Industry analysts Gartner claims talent shortages are acting as a barrier to the adoption of new technologies. The details are revealed in the recent report 2021-2023 Emerging Technology Roadmap for Large Enterprises (Gartner login required). It shows that 64% of IT executives believe the talent shortage is their biggest barrier compared to just 4% in 2020. That is a significant change over the period of a year.
The Gartner press release states: “there are six technology domains that are affected.” At the top are IT Automation (75%) and digital workplace technologies (41%). The other four domains are compute infrastructure and platform services, security, network and storage and databases.
According to Yinuo Geng, research vice president at Gartner: “The ongoing push toward remote work and the acceleration of hiring plans in 2021 has exacerbated IT talent scarcity, especially for sourcing skills that enable cloud and edge, automation and continuous delivery.
“As one example, of all the IT automation technologies profiled in the survey, only 20% of them have moved ahead in the adoption cycle since 2020. The issue of talent is to blame here.”
What is strange here is Geng suggesting that remote work is a talent inhibitor. Many organisations seem increasingly willing to allow people to work remotely going forward but not IT managers. It seems they have a lack of trust and faith in their staff. Perhaps this is a major contributor to a lack of talent?
However, it is not just talent that is holding companies back. Respondents also cited implementation cost (29%) and security risks (7%) as barriers to adopting new technology.
Talent shortage not stopping plans to invest in technology
Interestingly, despite concerns over talent shortages, it seems that companies are keen to invest in emerging technology. 58% plan to increase their technology investment in 2021 compared to 29% in 2020.
At the same time, infrastructure and operations (I&O) teams have seen faster deployment than ever before. The report claims that they expect all technologies currently in deployment to be adopted within six to eighteen months. While those are improved timescales, it does raise questions over the ability of organisations to adopt and deploy this technology. Eighteen months is a considerable period over which to phase technology deployment. After years of organisations saying they are becoming more agile, this seems like a backward step.
According to the report, “In 2021, 82% of IT leaders either agree or strongly agree that business leaders outside of IT influence emerging technology adoption decisions across all technology domains evaluated.”
Given that external pressure, will we see those timescales come down quickly? After all, talk to business units, and they want new technology now as they see it as a competitive advantage.
Where is the effort going?
Gartner lists an extensive raft of technologies across all six domains in the report. They are further broken down into deployment completion 2021, 2022 and in pilot. What is surprising is how many are ranked as having a significant deployment risk.
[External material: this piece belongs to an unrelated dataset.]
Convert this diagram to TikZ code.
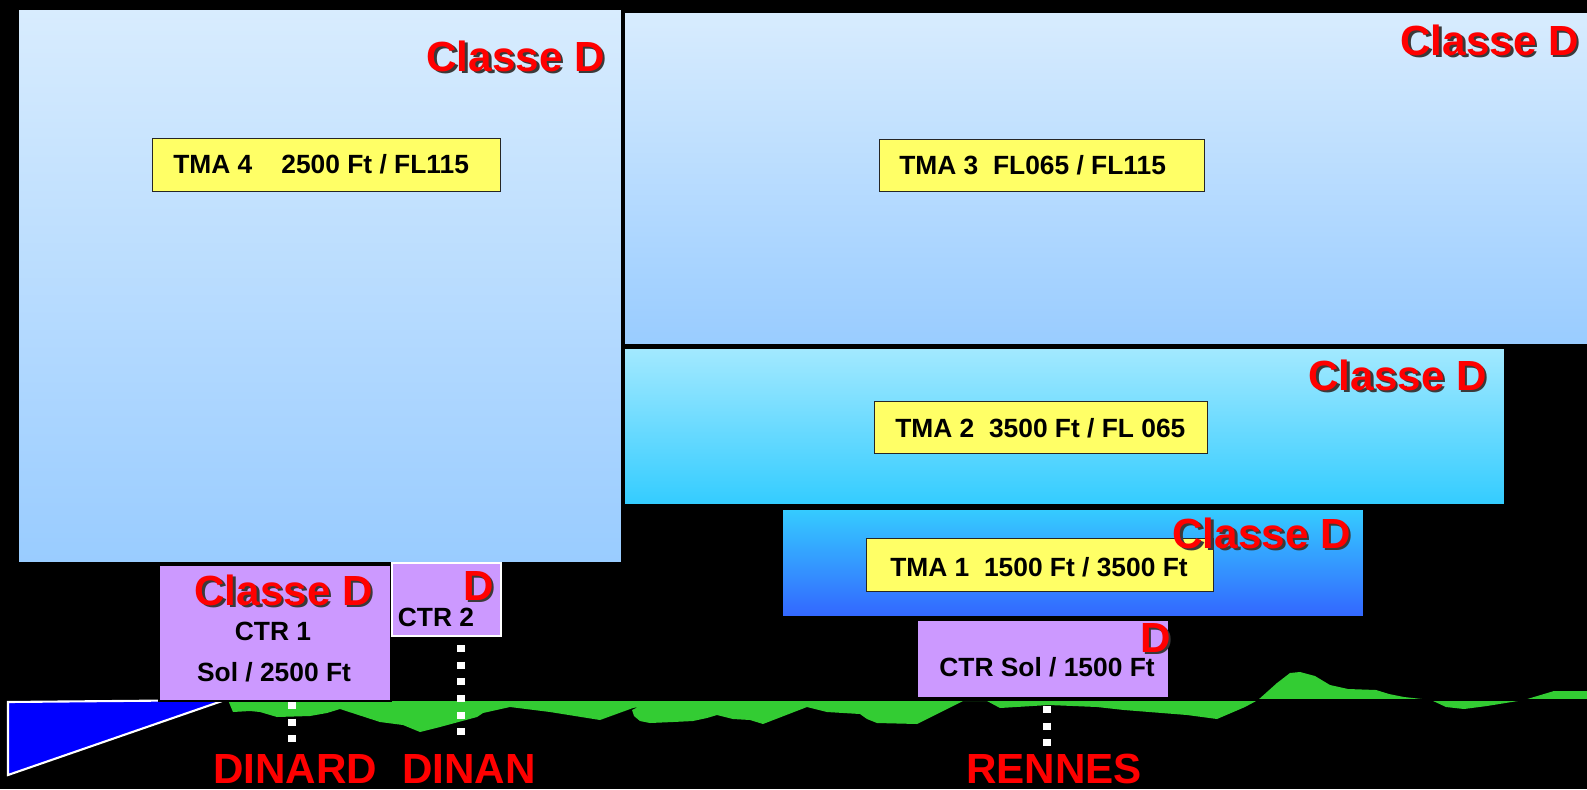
\documentclass[tikz,border=0pt]{standalone}
\usepackage{fontspec}
\setmainfont{Liberation Sans}
\definecolor{lbly}{HTML}{FFFF66}
\definecolor{ctrp}{HTML}{CC99FF}
\definecolor{grn}{HTML}{33CC33}
\definecolor{skyA}{HTML}{D8ECFE}
\definecolor{skyB}{HTML}{99CCFF}
\definecolor{cyA}{HTML}{A3E9FF}
\definecolor{cyB}{HTML}{33CCFF}
\definecolor{blA}{HTML}{35CCFF}
\definecolor{blM}{HTML}{36B4FF}
\definecolor{blB}{HTML}{3366FF}
\definecolor{triblue}{HTML}{0000FF}
\definecolor{shd}{HTML}{3A3A3A}
\definecolor{redtxt}{HTML}{FF0000}
\newcommand\redfnt{\fontsize{24}{28}\selectfont\bfseries}
\newcommand\blkfnt{\fontsize{15}{18}\selectfont\bfseries}
\newcommand\clslabel[5]{%
  \node[clsshadow,anchor=#2] (#1s) at (#3,#4) {#5};
  \node[cls,anchor=#2] (#1) at (#3,#4) {#5};}
\begin{document}
\begin{tikzpicture}[x=0.02cm,y=-0.02cm,
  zone/.style={draw=black,line width=1.2pt},
  lblbox/.style={draw=black!85,line width=0.6pt,fill=lbly,inner sep=0pt,anchor=north west},
  lbltxt/.style={font=\blkfnt,inner sep=0pt,anchor=base west},
  cls/.style={text=redtxt,font=\redfnt,inner sep=0pt},
  clsshadow/.style={text=shd,font=\redfnt,inner sep=0pt,xshift=0.05cm,yshift=-0.05cm},
  ctrtxt/.style={font=\blkfnt,inner sep=0pt,anchor=base},
  city/.style={text=redtxt,font=\redfnt,inner sep=0pt,anchor=base},
  marker/.style={white,line width=4pt,dash pattern=on 3.98pt off 5.5pt}
]
\fill[black] (0,0) rectangle (1587,789);
\useasboundingbox (0,0) rectangle (1587,789);

% TMA 4
\shade[top color=skyA,bottom color=skyB] (18,9) rectangle (622,563);
\draw[zone] (18,9) rectangle (622,563);
% TMA 3
\shade[top color=skyA,bottom color=skyB] (624,12) rectangle (1600,345);
\draw[zone] (1600,345) -- (624,345) -- (624,12) -- (1600,12);
% TMA 2
\shade[top color=cyA,bottom color=cyB] (624,348) rectangle (1505,505);
\draw[zone] (624,348) rectangle (1505,505);
% TMA 1
\shade[top color=blA,middle color=blM,bottom color=blB] (782,509) rectangle (1364,617);
\draw[zone] (782,509) rectangle (1364,617);

% terrain
\fill[grn] (228,700) -- (1258,700) -- (1277,683) -- (1290,673) -- (1300,672) -- (1315,676)
  -- (1330,685) -- (1348,689) -- (1376,690) -- (1389,694) -- (1404,697) -- (1431,700)
  -- (1524,700) -- (1554,691) -- (1587,691) -- (1587,700) -- (1524,700) -- (1487,706)
  -- (1464,709) -- (1446,707) -- (1431,700) -- (1258,700) -- (1245,707) -- (1217,719)
  -- (1187,715) -- (1124,710) -- (1097,707) -- (1049,705) -- (1000,708) -- (987,701)
  -- (963,701) -- (917,724) -- (877,723) -- (867,719) -- (860,714) -- (827,712)
  -- (807,707) -- (763,724) -- (750,720) -- (733,719) -- (717,715) -- (707,718)
  -- (693,721) -- (673,722) -- (650,723) -- (640,721) -- (634,716) -- (632,710)
  -- (638,707) -- (633,708) -- (600,720) -- (550,712) -- (510,707) -- (483,713)
  -- (477,717) -- (440,727) -- (420,732) -- (403,725) -- (380,722) -- (340,709)
  -- (327,713) -- (310,716) -- (277,717) -- (260,712) -- (250,711) -- (233,712) -- cycle;
\draw[black,line width=0.6pt] (228,700) -- (1587,700);

% sea triangle
\draw[white,line width=1.2pt,fill=triblue] (8,702) -- (225,700) -- (8,775) -- cycle;

% CTRs
\fill[ctrp] (159,565) rectangle (391,701);
\draw[zone] (159,565) rectangle (391,701);
\draw[white,line width=0.9pt,fill=ctrp] (392,563) rectangle (501,636);
\fill[ctrp] (917,620) rectangle (1169,698);
\draw[zone] (917,620) rectangle (1169,698);

% markers
\coordinate (m1a) at (292,702); \coordinate (m1b) at (292,745);
\coordinate (m2a) at (461,645); \coordinate (m2b) at (461,740);
\coordinate (m3a) at (1047,706); \coordinate (m3b) at (1047,748);
\draw[marker] (m1a) -- (m1b);
\draw[marker] (m2a) -- (m2b);
\draw[marker] (m3a) -- (m3b);

% label boxes
\node[lblbox,minimum width=6.96cm,minimum height=1.06cm] (b4) at (152,138) {};
\node[lblbox,minimum width=6.5cm,minimum height=1.04cm] (b3) at (879,139) {};
\node[lblbox,minimum width=6.66cm,minimum height=1.04cm] (b2) at (874,401) {};
\node[lblbox,minimum width=6.94cm,minimum height=1.06cm] (b1) at (866,538) {};
\node[lbltxt] (t4) at (173,173) {TMA 4\hspace{1.1em}2500 Ft / FL115};
\node[lbltxt] (t3) at (899,174) {TMA 3\hspace{0.556em}FL065 / FL115};
\node[lbltxt] (t2) at (895,437) {TMA 2\hspace{0.556em}3500 Ft / FL 065};
\node[lbltxt] (t1) at (890,576) {TMA 1\hspace{0.556em}1500 Ft / 3500 Ft};

\clslabel{c4}{base east}{605}{71}{Classe D}
\clslabel{c3}{base east}{1579}{55}{Classe D}
\clslabel{c2}{base east}{1487}{390}{Classe D}
\clslabel{c1}{base east}{1351}{548}{Classe D}
\clslabel{cc1}{base east}{373}{605}{Classe D}
\clslabel{cc2}{base east}{494}{600}{D}
\clslabel{cc3}{base east}{1171}{652}{D}

\node[ctrtxt] (ctr1a) at (273,640) {CTR 1};
\node[ctrtxt] (ctr1b) at (274,681) {Sol / 2500 Ft};
\node[ctrtxt] (ctr2) at (436,626) {CTR 2};
\node[ctrtxt] (ctr3) at (1047,676) {CTR Sol / 1500 Ft};

\node[city] (dinard) at (295,783) {DINARD};
\node[city] (dinan) at (469,783) {DINAN};
\node[city] (rennes) at (1054,783) {RENNES};
\end{tikzpicture}
\end{document}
For example, Cloud Security Access Brokers (CASB) is a technology that has been around for several years. Gartner says it will reach the deployment phase in 2021. However, it then goes on to say the deployment is high risk. It implies that for most organisations, success is more likely in 2022 or beyond.
A similar story exists when it comes to IT automation. Cloud migration tools and Network Automation and Orchestration tools are also set for the deployment phase in 2021. Again, they are seen as having a significant deployment risk.
On the positive side, Digital Experience Monitoring (DEM), Endpoint Detection and Response (EDR), Edge Networking and Container Management are due for successful completion in 2021.
2022 also looks to be an interesting year with fewer risky deployments than 2021. Container networking, Static Application Security Testing (SAST) and Distributed Cloud Systems (DCS) are all expected to deploy successfully. However, Cloud UC (UCaaS) and Digital Adoption Solutions are much riskier, suggesting a rocky road ahead for digital workplace plans.
There are also many concerns over technologies in pilot. The security, digital workplace, and IT automation domains have several technologies due for deployment that are rated very risky. However, if other technologies do complete on time, IT talent can be redirected to help with those projects in pilot.
Enterprise Times: What does this mean?
There will always be a talent shortage in technology because it takes time to train skilled workers. The problem is that many large organisations are used to relying on their salary power to gut small to mid-sized firms that have invested in training. Over the last 18 months, that pipeline has dried up as those firms have furloughed staff and not invested as much as before. If large enterprises want to solve the problem, they need to start investing in training new talent.
Of greater concern, however, is the issue of remote working. The report states: “The push toward remote work in 2020 and the acceleration of hiring plans in 2021 has exacerbated IT talent scarcity for enterprises, especially for sourcing skills that enable cloud and edge, automation and continuous delivery.”
The report fails to offer any validation of its claim that remote working has exacerbated IT talent scarcity. For example, in the security domain, remote working is already seen as an acceptable norm for many enterprises. That said, there is evidence that MSSPs are looking for more desk time in the SOC for security analysts.
It seems that companies need to adjust their expectations to meet those of the talent pool. If you don’t offer remote working, you won’t get the staff you need. The only alternative then becomes paying much higher rates than other people. That seems like a ridiculous sum zero game that will only lead to cost overruns with no guarantee it will improve the ability to deploy new technologies.